This post’s headline, “The Year of the Monkey, “monkey business,” a “macaquery” of the courts — over the last few years, the monkey selfie case has elicited countless primate puns (we went bananas!) and interest in the unusual copyright case. Now that case will soon be dropped.
To refresh your memory (and covered here and here): At the heart of the case brought forward by People for the Ethical Treatment of Animals (PETA) on behalf of the primate was who owned the selfies the macaque snapped using a photographer’s camera equipment — the macaque, Naruto, or the photographer, David Slater, PETA sued Slater and his self-publishing platform, Blurb, for copyright infringement.
In 2016, District Judge William Orrick ruled that the macaque does not own the intellectual property rights to the photos. According to Ars Technica at the time, Judge Orrick called PETA’s case a “stretch,” and that he planned to dismiss the case in an upcoming order.
Again per Ars’ reporting, PETA lawyers are now preparing to drop the case, per a legal filing with the San Francisco-based 9th US Circuit Court of Appeals, and are asking the court to hold off on issuing a ruling on Naruto’s appeal — one, says Ars, that many believe was not going to go his way anyway.

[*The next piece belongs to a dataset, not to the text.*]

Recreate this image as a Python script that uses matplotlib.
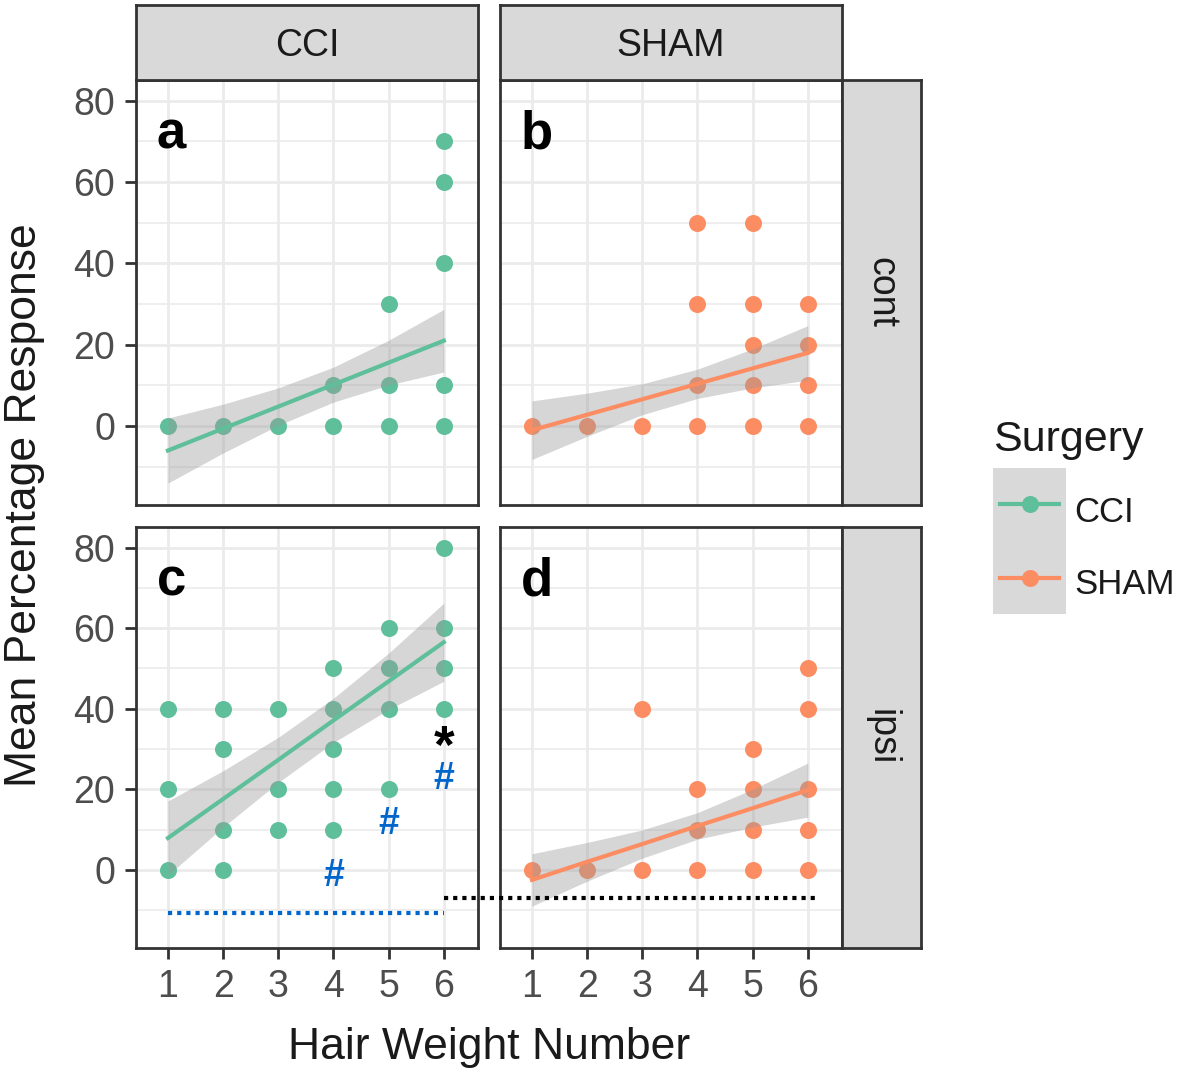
import numpy as np
import matplotlib
matplotlib.use("Agg")
import matplotlib.pyplot as plt
from matplotlib.lines import Line2D
from matplotlib.patches import Rectangle

plt.rcParams['font.family'] = ['Liberation Sans', 'DejaVu Sans']

# ---- data ----
hair = [1, 2, 3, 4, 5, 6]
surgeries = ['CCI', 'SHAM']
sides = ['cont', 'ipsi']
colors = {'CCI': '#5fbf9b', 'SHAM': '#fc8d62'}

# observed (distinct) responses per hair weight
cci_cont = {1: [0], 2: [0], 3: [0], 4: [0, 10], 5: [0, 10, 30], 6: [0, 10, 40, 60, 70]}
sham_cont = {1: [0], 2: [0], 3: [0], 4: [0, 10, 30, 50], 5: [0, 10, 20, 30, 50], 6: [0, 10, 20, 30]}
cci_ipsi = {1: [0, 20, 40], 2: [0, 10, 30, 40], 3: [10, 20, 40], 4: [10, 20, 30, 40, 50],
            5: [20, 40, 50, 60], 6: [40, 50, 60, 80]}
sham_ipsi = {1: [0], 2: [0], 3: [0, 40], 4: [0, 10, 20], 5: [0, 10, 20, 30], 6: [0, 10, 20, 40, 50]}

# linear fit and confidence half-width at x = 1..6
fit_cci_cont = [-6.0, -0.6, 4.8, 10.2, 15.6, 21.0]
hw_cci_cont = [8.0, 6.0, 4.6, 4.3, 5.5, 7.7]
fit_sham_cont = [-1.0, 2.8, 6.6, 10.4, 14.2, 18.0]
hw_sham_cont = [7.2, 5.3, 3.8, 3.6, 4.8, 6.7]
fit_cci_ipsi = [7.9, 17.6, 27.3, 37.1, 46.8, 56.5]
hw_cci_ipsi = [9.2, 7.0, 5.6, 5.5, 7.0, 9.7]
fit_sham_ipsi = [-2.5, 2.0, 6.4, 10.9, 15.3, 19.8]
hw_sham_ipsi = [6.5, 4.8, 3.5, 3.3, 4.7, 6.7]

panels = {
    ('cont', 'CCI'): ('a', cci_cont, fit_cci_cont, hw_cci_cont),
    ('cont', 'SHAM'): ('b', sham_cont, fit_sham_cont, hw_sham_cont),
    ('ipsi', 'CCI'): ('c', cci_ipsi, fit_cci_ipsi, hw_cci_ipsi),
    ('ipsi', 'SHAM'): ('d', sham_ipsi, fit_sham_ipsi, hw_sham_ipsi),
}

# significance marks in panel c
hash_x = [4, 5, 6]
hash_y = [-1.5, 11.5, 22.5]
star_x, star_y = 6, 30
blue_line_y = -10.6
black_line_y = -7

W, H = 1181, 1078
fig = plt.figure(figsize=(W / 100, H / 100), dpi=100)


def px(x0, y0, x1, y1):
    return [x0 / W, 1 - y1 / H, (x1 - x0) / W, (y1 - y0) / H]


col_x = {'CCI': (136, 478), 'SHAM': (500, 842)}
row_y = {'cont': (80, 505), 'ipsi': (527, 948)}
border = '#333333'
tick_col = '#4d4d4d'
dots = (0, (1, 1.2))

axes = {}
for side in sides:
    for surg in surgeries:
        x0, x1 = col_x[surg]
        y0, y1 = row_y[side]
        ax = fig.add_axes(px(x0, y0, x1, y1))
        axes[(side, surg)] = ax
        lab, pts, fit, hw = panels[(side, surg)]
        c = colors[surg]
        for h in hair:
            ax.scatter([h] * len(pts[h]), pts[h], s=150, color=c, zorder=3, linewidths=0)
        fit = np.array(fit)
        hw = np.array(hw)
        ax.fill_between(hair, fit - hw, fit + hw, color='#999999', alpha=0.4, lw=0, zorder=4)
        ax.plot(hair, fit, color=c, lw=3, zorder=5)
        ax.text(0.06, 0.93, lab, transform=ax.transAxes, fontsize=38, fontweight='bold',
                va='top', ha='left', zorder=6)
        ax.set_xlim(0.42, 6.62)
        ax.set_ylim(-19.4, 85.1)
        ax.set_xticks(hair)
        ax.set_yticks([0, 20, 40, 60, 80])
        ax.set_yticks([-10, 10, 30, 50, 70], minor=True)
        ax.grid(True, which='major', color='#ebebeb', lw=2, zorder=0)
        ax.grid(True, which='minor', axis='y', color='#ebebeb', lw=1.2, zorder=0)
        ax.set_axisbelow(True)
        for sp in ax.spines.values():
            sp.set_color(border)
            sp.set_linewidth(2)
        ax.tick_params(which='major', length=8, width=2, color=border, labelsize=27,
                       labelcolor=tick_col, pad=7)
        ax.tick_params(which='minor', length=0)
        if surg != 'CCI':
            ax.tick_params(axis='y', labelleft=False, length=0)
        if side != 'ipsi':
            ax.tick_params(axis='x', labelbottom=False, length=0)

# top strips
for surg in surgeries:
    x0, x1 = col_x[surg]
    sax = fig.add_axes(px(x0, 5, x1, 80))
    sax.set_facecolor('#d9d9d9')
    sax.set_xticks([]); sax.set_yticks([])
    for sp in sax.spines.values():
        sp.set_color(border); sp.set_linewidth(2)
    sax.text(0.5, 0.45, surg, ha='center', va='center', fontsize=27, color='#1a1a1a')

# right strips
for side in sides:
    y0, y1 = row_y[side]
    sax = fig.add_axes(px(842, y0, 921, y1))
    sax.set_facecolor('#d9d9d9')
    sax.set_xticks([]); sax.set_yticks([])
    for sp in sax.spines.values():
        sp.set_color(border); sp.set_linewidth(2)
    sax.text(0.5, 0.5, side, ha='center', va='center', fontsize=27, color='#1a1a1a', rotation=-90)

# annotations in panel c
axc = axes[('ipsi', 'CCI')]
for hx, hy in zip(hash_x, hash_y):
    axc.text(hx, hy, '#', color='#0066cc', fontsize=27, fontweight='bold', ha='center', va='center', zorder=6)
axc.text(star_x, star_y, '*', color='black', fontsize=38, fontweight='bold', ha='center', va='center', zorder=6)
axc.plot([1, 6], [blue_line_y, blue_line_y], color='#0066cc', lw=3, ls=dots, zorder=6)

# black dotted line running from panel c into panel d
axd = axes[('ipsi', 'SHAM')]
to_fig = fig.transFigure.inverted()
pa = to_fig.transform(axc.transData.transform((6, black_line_y)))
pb = to_fig.transform(axd.transData.transform((6.2, black_line_y)))
fig.add_artist(Line2D([pa[0], pb[0]], [pa[1], pb[1]], transform=fig.transFigure,
                      color='black', lw=3, ls=dots, zorder=10))

# axis titles
fig.text((136 + 842) / 2 / W, 1 - 1048 / H, 'Hair Weight Number', ha='center',
         va='center', fontsize=32, color='#1a1a1a')
fig.text(25 / W, 1 - 505 / H, 'Mean Percentage Response', ha='center', va='center',
         rotation=90, fontsize=32, color='#1a1a1a')

# legend
fig.text(993 / W, 1 - 440 / H, 'Surgery', ha='left', va='center', fontsize=31, color='#1a1a1a')
lax = fig.add_axes(px(993, 468, 1066, 614))
lax.set_xlim(0, 1); lax.set_ylim(0, 2)
lax.add_patch(Rectangle((0, 0), 1, 2, color='#d9d9d9', lw=0))
lax.axis('off')
for i, surg in enumerate(surgeries):
    yy = 1.5 - i
    lax.plot([0.1, 0.9], [yy, yy], color=colors[surg], lw=3)
    lax.scatter([0.5], [yy], s=150, color=colors[surg], zorder=3, linewidths=0)
    fig.text(1074 / W, 1 - (512 + 72 * i) / H, surg, ha='left', va='center', fontsize=25, color='#1a1a1a')

fig.savefig('out.png', dpi=100)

Naruto, Slater and Blurb informed the court they are reaching an out-of-court settlement. Why now? Ars expertly explains:
“US law allows the ‘prevailing party’ in a copyright infringement action, whether they be the plaintiff or defendant, to seek legal fees and costs of the opposing side — but they’re not always guaranteed to be awarded. And during oral arguments in the case last month, a three-judge panel of the court of appeals eviscerated Naruto’s arguments.”
PETA’s significant litigation sum it has accumulated, says Ars, could potentially be reduced or forgiven under the settlement terms.